CALCULATION OF THE THICKNESS LIMIT OF HIGH-STRENGTH STEEL-REINFORCED CONCRETE COMPOSITE PROTECTIVE STRUCTURES

In order to investigate the armor-piercing penetration mechanism and thickness limit calculation method of high-strength steel-reinforced concrete composite protective structure under the high-speed impact of projectile, and to provide the basis and reference for the design of this kind of composite protective structure, this paper determines the armor-piercing pattern of high-strength steel-reinforced concrete composite structure through projectile penetration model test of composite target, and carries out the decoupling analysis of the force of the front-covered high-strength steel plate and the reinforce concrete backboard, and establishes a theoretical model of the critical armor penetration of high-strength steel-reinforced concrete composite protective structure. Based on the impact dynamics theory, a total of three types of thickness limit control equations are established for high-strength steel without backboard support, high-strength steel with infinite thickness backboard support, and reinforced concrete backboard, and an overall thickness limit calculation method for high-strength steel-reinforced concrete composite protective structure is proposed in combination with the thickness limit.
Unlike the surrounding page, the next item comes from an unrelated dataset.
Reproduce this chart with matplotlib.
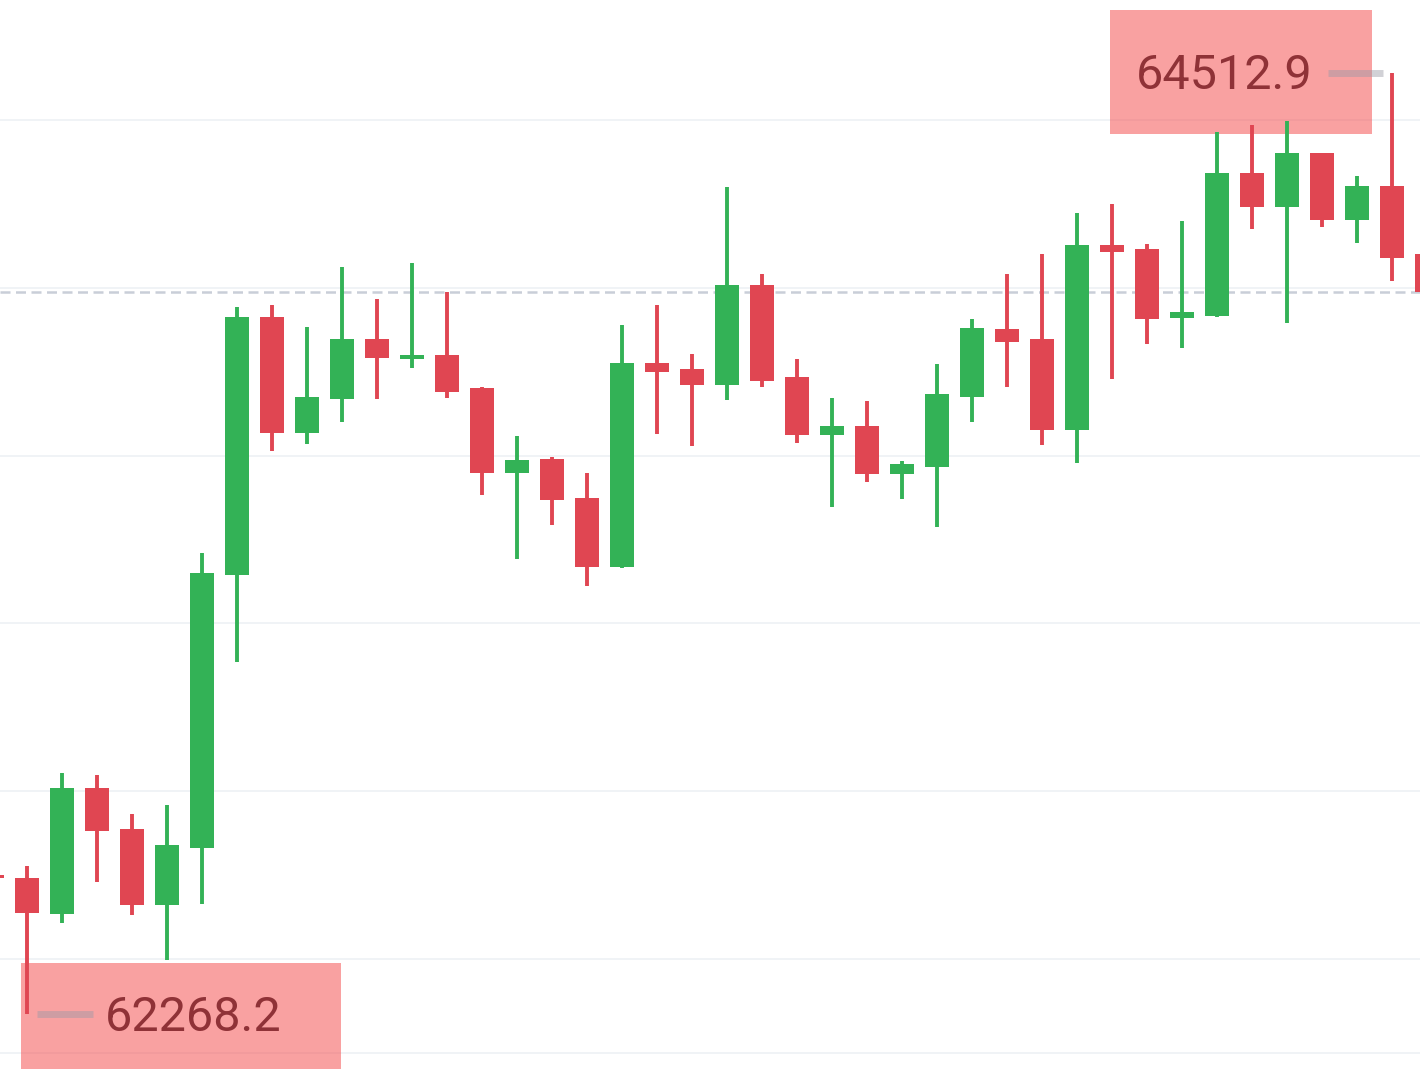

At the same time, the validation test of projectile penetration into the high-strength steel-C40 reinforced concrete composite target was designed and carried out, and the test results proved the reliability of the calculation method and revealed the anti-penetration mechanism of the high-strength steel-reinforced concrete composite structure. Finally, the applicability and error of the calculation method are discussed according to the assumptions of the theoretical model. The results of the research show that the theoretical calculation results are generally consistent with the results of experimental verification, proving that the theoretical model can effectively predict the thickness limit of composite structures. Since the mass loss of the projectile and the dynamic strain rate effect of the material are not taken into account, the theoretically calculated thickness limit results are higher than the experimental validation data, which is on the safe side for the design of engineering protection.